You can if you know what the higher level abstraction is. That kind of thing doesn't work when your learning algorithm doesn't have a programmer / mathematician to babysit it who knows more than it does.

... unless God is sitting there hacking our brains' code in real time to kick us out of local maxima. "Damn it... they're stuck on the mind/body dichotomy again... let me see what happens if I bolt a dimension reduction transform on there and then run another gradient descent on top. Shit now they're worshipping cheese... undo, undo, undo..."

joe_the_user · on June 10, 2018

I can't see a PDF here, I'm shown a 46 byte file to download.

jimfleming · on June 10, 2018

The previous version has a PDF[0] but you're right, the current version shows none.

[0] https://arxiv.org/pdf/1805.11851v1.pdf

alexanderchr · on June 10, 2018

The paper was withdrawn with v2

Comments: We were asked by an author of a criticized paper to withdraw the submisison in order to allow them to respond to our criticism in private

hshehehjdjdjd · on June 10, 2018

Is that commonly done?

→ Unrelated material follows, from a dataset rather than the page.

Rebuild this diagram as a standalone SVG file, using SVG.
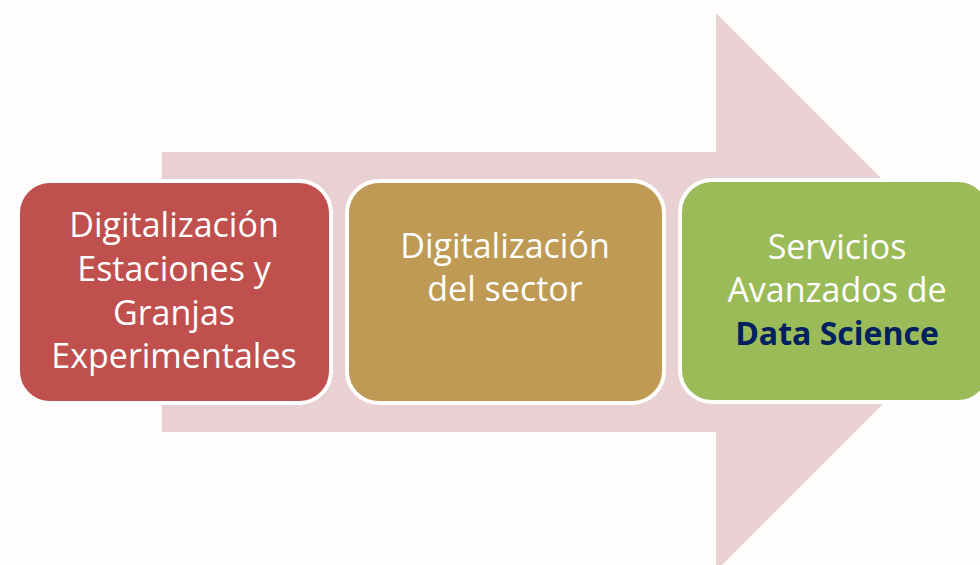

I would guess this means the withdrawn paper contains an egregious error. Does anyone know?

simonster · on June 10, 2018

tl;dr ordinary gradient descent is sensitive to the parametrization of the problem but natural gradient is not. This is an important fact (and one that is fairly well-known within the ML community), but it is not totally clear to me why it should be particularly relevant to neuroscience.

bjourne · on June 11, 2018

Isn't it only the trajectory that is sensitive to the parametrization? Afaik, the location of the minimas do not depend on it.

simonster · on June 12, 2018

Yep, the minima are in the same locations. However, if the problem has multiple minima, then the parametrization can affect which minimum gradient descent actually reaches.